Cluster tree This algorithm is helpful in considering various custering choices. The visual analysis of the clustering tree indicates how sample sizes in clusters change as the number of clusters increases. The node size corresponds to the sample size in a specific cluster. One way of looking at this method is to come up with candidate models for then identifying the most robust model.

library(clustree)
tmp <- rep(NA, 11)
for (k in seq_along(tmp)){
  tmp[k] <- kmeans(val_sub, k, nstart = 30)
}
df <- data.frame(tmp)
# add a prefix to the column names
colnames(df) <- seq(1:11)
colnames(df) <- paste0("k",colnames(df))
# get individual PCA
df.pca <- prcomp(df, center = TRUE, scale. = FALSE)
ind.coord <- df.pca$x
ind.coord <- ind.coord[,1:2]
df <- bind_cols(as.data.frame(df), as.data.frame(ind.coord))
clustree(df, prefix = "k")

# The below needs styled
df_subset <- df %>% select(1:8,12:13)
clustree_overlay(df_subset, prefix = "k", x_value = "PC1", y_value = "PC2")

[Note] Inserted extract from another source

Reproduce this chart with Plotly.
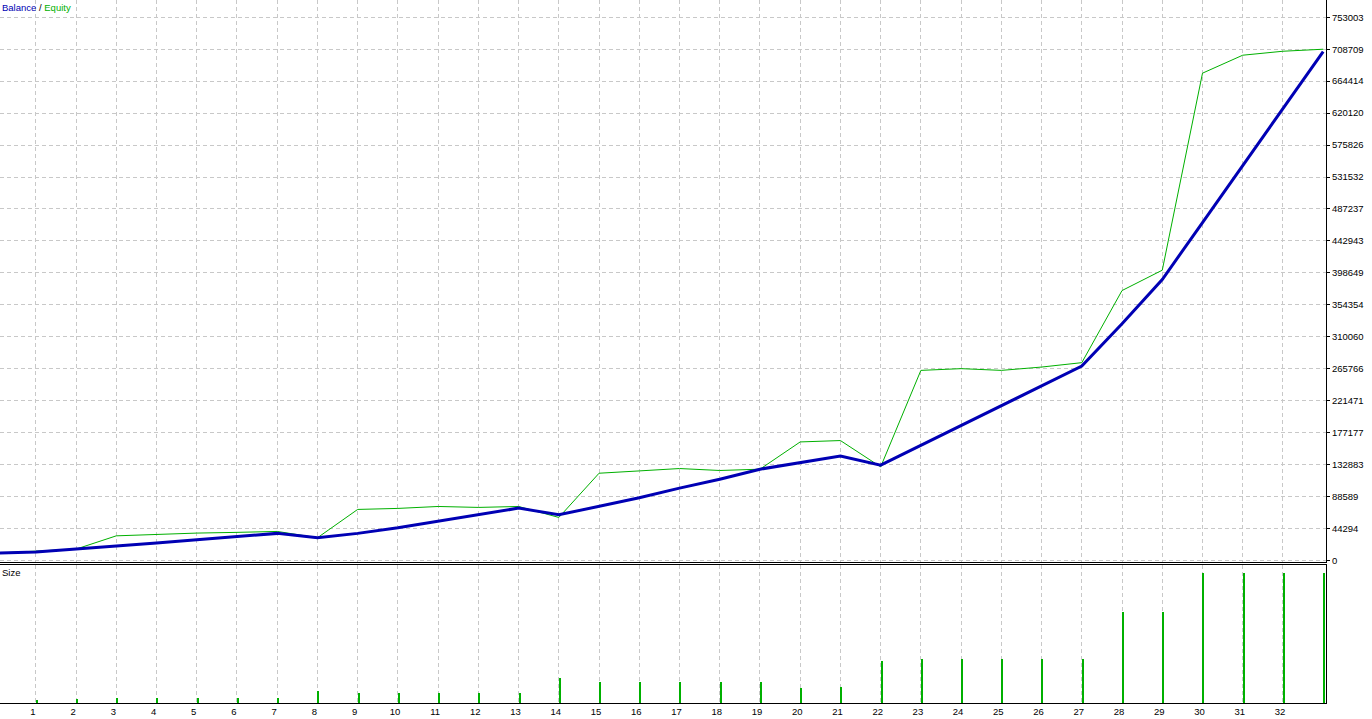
"""
Strategy tester report chart: Balance / Equity curve with a Size panel below
"""

import plotly.graph_objects as go

# Trade number on the x axis
trades = list(range(34))

# Account balance after each trade
balance = [10000, 11500, 15600, 19400, 23900, 28500, 32700, 37400, 31300, 37400,
           45100, 54000, 63100, 72400, 63100, 74700, 86700, 100100, 112500, 126400,
           136100, 144800, 131900, 159400, 186900, 214400, 241900, 269400, 328000, 389400,
           468400, 547400, 626400, 705400]

# Equity at each trade
equity = [10000, 12500, 15600, 34000, 36400, 37800, 38800, 40100, 31300, 70600,
          72000, 74700, 73400, 74700, 59500, 120800, 124000, 127300, 124600, 126400,
          164200, 166100, 129600, 263400, 265800, 263400, 268000, 274100, 374100, 402300,
          675500, 700400, 705900, 708709]

# Position size of each trade (trade 1..33)
size_trades = list(range(1, 34))
sizes = [0.6, 0.8, 1.0, 1.0, 1.0, 1.0, 1.0, 2.4, 2.0, 2.0,
         2.0, 2.0, 2.0, 5.0, 4.2, 4.2, 4.2, 4.2, 4.2, 3.0,
         3.2, 8.4, 8.8, 8.8, 8.8, 8.8, 8.8, 18.2, 18.2, 26.0,
         26.0, 26.0, 26.0]

# Right axis labels
y_ticks = [0, 44294, 88589, 132883, 177177, 221471, 265766, 310060, 354354,
           398649, 442943, 487237, 531532, 575826, 620120, 664414, 708709, 753003]
y_labels = [str(v) for v in y_ticks]

x_ticks = list(range(33))

BLUE = "#0000b4"
GREEN = "#00b000"
GRID = "#c8c8c8"
FONT = "Liberation Sans"

fig = go.Figure()

fig.add_trace(go.Scatter(x=trades, y=equity, mode="lines", name="Equity",
                         line=dict(color=GREEN, width=1), xaxis="x", yaxis="y"))
fig.add_trace(go.Scatter(x=trades, y=balance, mode="lines", name="Balance",
                         line=dict(color=BLUE, width=3), xaxis="x", yaxis="y"))
fig.add_trace(go.Bar(x=size_trades, y=sizes, name="Size", width=0.035, offset=0.01,
                     marker=dict(color=GREEN, line=dict(width=0)),
                     xaxis="x2", yaxis="y2"))

xcommon = dict(range=[0.109, 33.07], tickvals=x_ticks, showgrid=True,
               gridcolor=GRID, griddash="4px,3px", gridwidth=1, zeroline=False,
               showline=True, linecolor="black", linewidth=1)

fig.update_layout(
    width=1372, height=719,
    margin=dict(l=0, r=46, t=0, b=16),
    paper_bgcolor="white", plot_bgcolor="white",
    showlegend=False, bargap=0,
    font=dict(family=FONT, size=9.5, color="black"),
    xaxis=dict(anchor="y", showticklabels=False, **xcommon),
    xaxis2=dict(anchor="y2", matches="x", showticklabels=True, mirror=True,
                ticklabelshift=-3, tickfont=dict(family=FONT, size=9.5, color="black"),
                **xcommon),
    yaxis=dict(domain=[0.2005, 1.0], range=[-2353, 776950], side="right",
               tickvals=y_ticks, ticktext=y_labels, ticks="outside", ticklen=3,
               tickcolor="black", showgrid=True, gridcolor=GRID, griddash="4px,3px",
               zeroline=False, showline=True, linecolor="black", linewidth=1,
               tickfont=dict(family=FONT, size=9.5, color="black")),
    yaxis2=dict(domain=[0.0, 0.1963], range=[0, 27.6], side="right",
                showticklabels=False, showgrid=False, zeroline=False,
                showline=True, linecolor="black", linewidth=1),
    annotations=[
        dict(text=f"<span style='color:{BLUE}'>Balance</span> / "
                  f"<span style='color:{GREEN}'>Equity</span>",
             xref="paper", yref="paper", x=0, y=1, xanchor="left", yanchor="top",
             showarrow=False, font=dict(family=FONT, size=9.5, color="black")),
        dict(text="Size", xref="paper", yref="y2 domain", x=0, y=1,
             xanchor="left", yanchor="top", showarrow=False,
             font=dict(family=FONT, size=9.5, color="black")),
    ],
)

# page body has an 8px default margin; drop it so the chart fills the window
fig.write_html("out.html", config={"displayModeBar": False},
               post_script="document.body.style.margin='0px';")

overlay_list <- clustree_overlay(df_subset, prefix = "k", x_value = "PC1",
                                 y_value = "PC2", plot_sides = TRUE)
overlay_list$x_side

overlay_list$y_side

2.3 Conclusion

Cluster analysis is going to be an important consideration for determining the most optimal number of clusters for the given research question. I am particularly inclined to use divisive hierarchical clustering or a related variant of the same.